Dataset section:
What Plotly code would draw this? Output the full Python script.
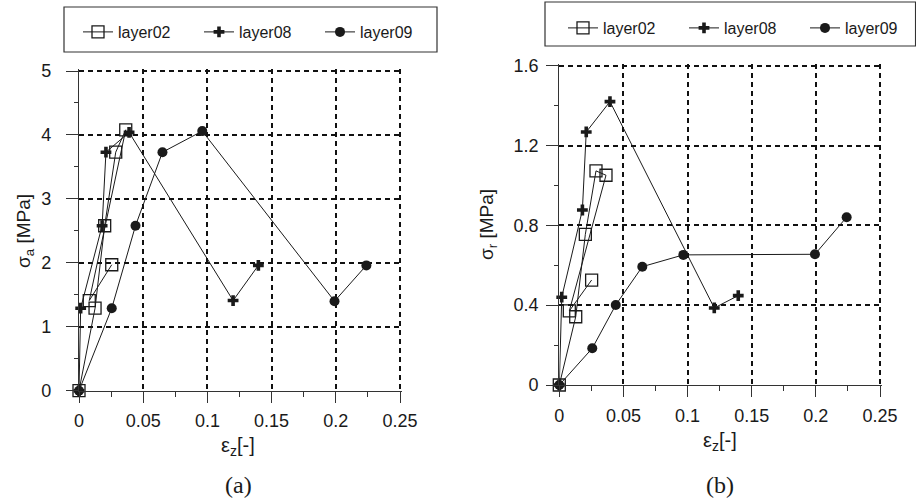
import plotly.graph_objects as go

# ---- data ----
# panel (a): axial stress vs axial strain
a_layer02_x = [0, 0.0125, 0.020, 0.0286, 0.0364, 0.008, 0.0255]
a_layer02_y = [0, 1.29, 2.58, 3.73, 4.08, 1.41, 1.97]
a_layer08_x = [0, 0.0013, 0.018, 0.021, 0.039, 0.120, 0.1397]
a_layer08_y = [0, 1.29, 2.58, 3.73, 4.04, 1.41, 1.96]
a_layer09_x = [0, 0.0255, 0.044, 0.065, 0.096, 0.199, 0.2238]
a_layer09_y = [0, 1.29, 2.58, 3.73, 4.06, 1.40, 1.96]

# panel (b): radial stress vs axial strain
b_layer02_x = [0, 0.0128, 0.0203, 0.0286, 0.0364, 0.0078, 0.0252]
b_layer02_y = [0, 0.342, 0.755, 1.073, 1.051, 0.371, 0.526]
b_layer08_x = [0, 0.0019, 0.018, 0.021, 0.0395, 0.1208, 0.1395]
b_layer08_y = [0, 0.44, 0.877, 1.268, 1.42, 0.386, 0.448]
b_layer09_x = [0, 0.0257, 0.044, 0.0647, 0.0967, 0.1993, 0.224]
b_layer09_y = [0, 0.184, 0.401, 0.593, 0.652, 0.655, 0.841]

names = ["layer02", "layer08", "layer09"]
x_ticks = [0, 0.05, 0.1, 0.15, 0.2, 0.25]
x_ticktext = ["0", "0.05", "0.1", "0.15", "0.2", "0.25"]

W, H = 916, 502
ink = "#1a1a1a"
sans = "Liberation Sans, Arial, sans-serif"
PAD = 1.006  # tiny range overshoot so the edge grid lines (at 0.25 / 5 / 1.6) are drawn

styles = [
    dict(symbol="square-open", size=12, color=ink, line=dict(width=1.3, color=ink)),
    dict(symbol="cross", size=9, color=ink, line=dict(width=0)),
    dict(symbol="circle", size=10, color=ink, line=dict(width=0)),
]

fig = go.Figure()
panel_a = [(a_layer02_x, a_layer02_y), (a_layer08_x, a_layer08_y), (a_layer09_x, a_layer09_y)]
panel_b = [(b_layer02_x, b_layer02_y), (b_layer08_x, b_layer08_y), (b_layer09_x, b_layer09_y)]
for i, (xs, ys) in enumerate(panel_a):
    fig.add_trace(go.Scatter(x=xs, y=ys, mode="lines+markers", name=names[i],
                             line=dict(color=ink, width=1), marker=styles[i],
                             cliponaxis=False, xaxis="x", yaxis="y", legend="legend"))
for i, (xs, ys) in enumerate(panel_b):
    fig.add_trace(go.Scatter(x=xs, y=ys, mode="lines+markers", name=names[i],
                             line=dict(color=ink, width=1), marker=styles[i],
                             cliponaxis=False, xaxis="x2", yaxis="y2", legend="legend2"))

tickfont = dict(family=sans, size=18, color=ink)
grid = dict(showgrid=True, gridcolor="#111", gridwidth=1.6, griddash="5px,4px",
            zeroline=False, showline=True, linecolor="#333", linewidth=1.3,
            ticks="outside", tickcolor="#333", tickwidth=1.3, tickfont=tickfont,
            automargin=False)

def xdomain(p0, p1):
    # p0 = pixel of x=0, p1 = pixel of x=0.25
    return [p0 / W, (p0 + (p1 - p0) * PAD) / W]

def ydomain(p0, p1):
    # p0 = pixel of y=0, p1 = pixel of y=top
    return [1 - p0 / H, 1 - (p0 - (p0 - p1) * PAD) / H]

def xax(domain, anchor):
    return dict(domain=domain, anchor=anchor, range=[0, 0.25 * PAD], tickvals=x_ticks,
                ticktext=x_ticktext, ticklen=11, ticklabelstandoff=3,
                minor=dict(dtick=0.025, ticks="outside", ticklen=5, tickcolor="#333",
                           tickwidth=1.2, showgrid=False),
                **grid)

def yax(domain, anchor, top, dtick, mdtick, standoff):
    return dict(domain=domain, anchor=anchor, range=[0, top * PAD], dtick=dtick, tick0=0,
                ticklen=12, ticklabelstandoff=standoff,
                minor=dict(dtick=mdtick, ticks="outside", ticklen=4, tickcolor="#333",
                           tickwidth=1.2, showgrid=False),
                **grid)

legend_common = dict(orientation="h", xanchor="left", yanchor="top",
                     bgcolor="rgba(0,0,0,0)", borderwidth=0, entrywidth=76,
                     entrywidthmode="pixels", font=dict(family=sans, size=16, color=ink))

fig.update_layout(
    width=W, height=H, margin=dict(l=0, r=0, t=0, b=0, autoexpand=False),
    paper_bgcolor="white", plot_bgcolor="white",
    xaxis=xax(xdomain(79, 400), "y"),
    yaxis=yax(ydomain(390.7, 71), "x", 5, 1, 0.5, 11),
    xaxis2=xax(xdomain(559.3, 880), "y2"),
    yaxis2=yax(ydomain(385, 65.7), "x2", 1.6, 0.4, 0.2, 4),
    legend=dict(x=78 / W, y=1 - 15 / H, **legend_common),
    legend2=dict(x=563 / W, y=1 - 11 / H, **legend_common),
    shapes=[
        dict(type="rect", xref="paper", yref="paper", x0=64 / W, x1=437 / W,
             y0=1 - 52 / H, y1=1 - 7 / H, line=dict(color="#333", width=1.2)),
        dict(type="rect", xref="paper", yref="paper", x0=545 / W, x1=0.9995,
             y0=1 - 46 / H, y1=1 - 2 / H, line=dict(color="#333", width=1.2)),
    ],
    showlegend=True,
)

ytitle_font = dict(family=sans, size=19, color=ink)
xtitle_font = dict(family=sans, size=20, color=ink)
serif = dict(family="Liberation Serif, Times New Roman, serif", size=24, color=ink)
ann = dict(xref="paper", yref="paper", showarrow=False, xanchor="center", yanchor="middle")
fig.add_annotation(text="σ<sub>a</sub> [MPa]", x=25 / W, y=1 - 231 / H, textangle=-90,
                   font=ytitle_font, **ann)
fig.add_annotation(text="σ<sub>r</sub> [MPa]", x=488 / W, y=1 - 225 / H, textangle=-90,
                   font=ytitle_font, **ann)
fig.add_annotation(text="ε<sub>z</sub>[-]", x=238 / W, y=1 - 446 / H, font=xtitle_font, **ann)
fig.add_annotation(text="ε<sub>z</sub>[-]", x=720 / W, y=1 - 441 / H, font=xtitle_font, **ann)
fig.add_annotation(text="(a)", x=238 / W, y=1 - 485 / H, font=serif, **ann)
fig.add_annotation(text="(b)", x=720 / W, y=1 - 485 / H, font=serif, **ann)

fig.write_html("out.html")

Problem:
Without the pictures, output the full listing exactly as it stands.

Answer to the task:
What Plotly code would draw this? Output the full Python script.
import plotly.graph_objects as go

# ---- data ----
# panel (a): axial stress vs axial strain
a_layer02_x = [0, 0.0125, 0.020, 0.0286, 0.0364, 0.008, 0.0255]
a_layer02_y = [0, 1.29, 2.58, 3.73, 4.08, 1.41, 1.97]
a_layer08_x = [0, 0.0013, 0.018, 0.021, 0.039, 0.120, 0.1397]
a_layer08_y = [0, 1.29, 2.58, 3.73, 4.04, 1.41, 1.96]
a_layer09_x = [0, 0.0255, 0.044, 0.065, 0.096, 0.199, 0.2238]
a_layer09_y = [0, 1.29, 2.58, 3.73, 4.06, 1.40, 1.96]

# panel (b): radial stress vs axial strain
b_layer02_x = [0, 0.0128, 0.0203, 0.0286, 0.0364, 0.0078, 0.0252]
b_layer02_y = [0, 0.342, 0.755, 1.073, 1.051, 0.371, 0.526]
b_layer08_x = [0, 0.0019, 0.018, 0.021, 0.0395, 0.1208, 0.1395]
b_layer08_y = [0, 0.44, 0.877, 1.268, 1.42, 0.386, 0.448]
b_layer09_x = [0, 0.0257, 0.044, 0.0647, 0.0967, 0.1993, 0.224]
b_layer09_y = [0, 0.184, 0.401, 0.593, 0.652, 0.655, 0.841]

names = ["layer02", "layer08", "layer09"]
x_ticks = [0, 0.05, 0.1, 0.15, 0.2, 0.25]
x_ticktext = ["0", "0.05", "0.1", "0.15", "0.2", "0.25"]

W, H = 916, 502
ink = "#1a1a1a"
sans = "Liberation Sans, Arial, sans-serif"
PAD = 1.006  # tiny range overshoot so the edge grid lines (at 0.25 / 5 / 1.6) are drawn

styles = [
    dict(symbol="square-open", size=12, color=ink, line=dict(width=1.3, color=ink)),
    dict(symbol="cross", size=9, color=ink, line=dict(width=0)),
    dict(symbol="circle", size=10, color=ink, line=dict(width=0)),
]

fig = go.Figure()
panel_a = [(a_layer02_x, a_layer02_y), (a_layer08_x, a_layer08_y), (a_layer09_x, a_layer09_y)]
panel_b = [(b_layer02_x, b_layer02_y), (b_layer08_x, b_layer08_y), (b_layer09_x, b_layer09_y)]
for i, (xs, ys) in enumerate(panel_a):
    fig.add_trace(go.Scatter(x=xs, y=ys, mode="lines+markers", name=names[i],
                             line=dict(color=ink, width=1), marker=styles[i],
                             cliponaxis=False, xaxis="x", yaxis="y", legend="legend"))
for i, (xs, ys) in enumerate(panel_b):
    fig.add_trace(go.Scatter(x=xs, y=ys, mode="lines+markers", name=names[i],
                             line=dict(color=ink, width=1), marker=styles[i],
                             cliponaxis=False, xaxis="x2", yaxis="y2", legend="legend2"))

tickfont = dict(family=sans, size=18, color=ink)
grid = dict(showgrid=True, gridcolor="#111", gridwidth=1.6, griddash="5px,4px",
            zeroline=False, showline=True, linecolor="#333", linewidth=1.3,
            ticks="outside", tickcolor="#333", tickwidth=1.3, tickfont=tickfont,
            automargin=False)

def xdomain(p0, p1):
    # p0 = pixel of x=0, p1 = pixel of x=0.25
    return [p0 / W, (p0 + (p1 - p0) * PAD) / W]

def ydomain(p0, p1):
    # p0 = pixel of y=0, p1 = pixel of y=top
    return [1 - p0 / H, 1 - (p0 - (p0 - p1) * PAD) / H]

def xax(domain, anchor):
    return dict(domain=domain, anchor=anchor, range=[0, 0.25 * PAD], tickvals=x_ticks,
                ticktext=x_ticktext, ticklen=11, ticklabelstandoff=3,
                minor=dict(dtick=0.025, ticks="outside", ticklen=5, tickcolor="#333",
                           tickwidth=1.2, showgrid=False),
                **grid)

def yax(domain, anchor, top, dtick, mdtick, standoff):
    return dict(domain=domain, anchor=anchor, range=[0, top * PAD], dtick=dtick, tick0=0,
                ticklen=12, ticklabelstandoff=standoff,
                minor=dict(dtick=mdtick, ticks="outside", ticklen=4, tickcolor="#333",
                           tickwidth=1.2, showgrid=False),
                **grid)

legend_common = dict(orientation="h", xanchor="left", yanchor="top",
                     bgcolor="rgba(0,0,0,0)", borderwidth=0, entrywidth=76,
                     entrywidthmode="pixels", font=dict(family=sans, size=16, color=ink))

fig.update_layout(
    width=W, height=H, margin=dict(l=0, r=0, t=0, b=0, autoexpand=False),
    paper_bgcolor="white", plot_bgcolor="white",
    xaxis=xax(xdomain(79, 400), "y"),
    yaxis=yax(ydomain(390.7, 71), "x", 5, 1, 0.5, 11),
    xaxis2=xax(xdomain(559.3, 880), "y2"),
    yaxis2=yax(ydomain(385, 65.7), "x2", 1.6, 0.4, 0.2, 4),
    legend=dict(x=78 / W, y=1 - 15 / H, **legend_common),
    legend2=dict(x=563 / W, y=1 - 11 / H, **legend_common),
    shapes=[
        dict(type="rect", xref="paper", yref="paper", x0=64 / W, x1=437 / W,
             y0=1 - 52 / H, y1=1 - 7 / H, line=dict(color="#333", width=1.2)),
        dict(type="rect", xref="paper", yref="paper", x0=545 / W, x1=0.9995,
             y0=1 - 46 / H, y1=1 - 2 / H, line=dict(color="#333", width=1.2)),
    ],
    showlegend=True,
)

ytitle_font = dict(family=sans, size=19, color=ink)
xtitle_font = dict(family=sans, size=20, color=ink)
serif = dict(family="Liberation Serif, Times New Roman, serif", size=24, color=ink)
ann = dict(xref="paper", yref="paper", showarrow=False, xanchor="center", yanchor="middle")
fig.add_annotation(text="σ<sub>a</sub> [MPa]", x=25 / W, y=1 - 231 / H, textangle=-90,
                   font=ytitle_font, **ann)
fig.add_annotation(text="σ<sub>r</sub> [MPa]", x=488 / W, y=1 - 225 / H, textangle=-90,
                   font=ytitle_font, **ann)
fig.add_annotation(text="ε<sub>z</sub>[-]", x=238 / W, y=1 - 446 / H, font=xtitle_font, **ann)
fig.add_annotation(text="ε<sub>z</sub>[-]", x=720 / W, y=1 - 441 / H, font=xtitle_font, **ann)
fig.add_annotation(text="(a)", x=238 / W, y=1 - 485 / H, font=serif, **ann)
fig.add_annotation(text="(b)", x=720 / W, y=1 - 485 / H, font=serif, **ann)

fig.write_html("out.html")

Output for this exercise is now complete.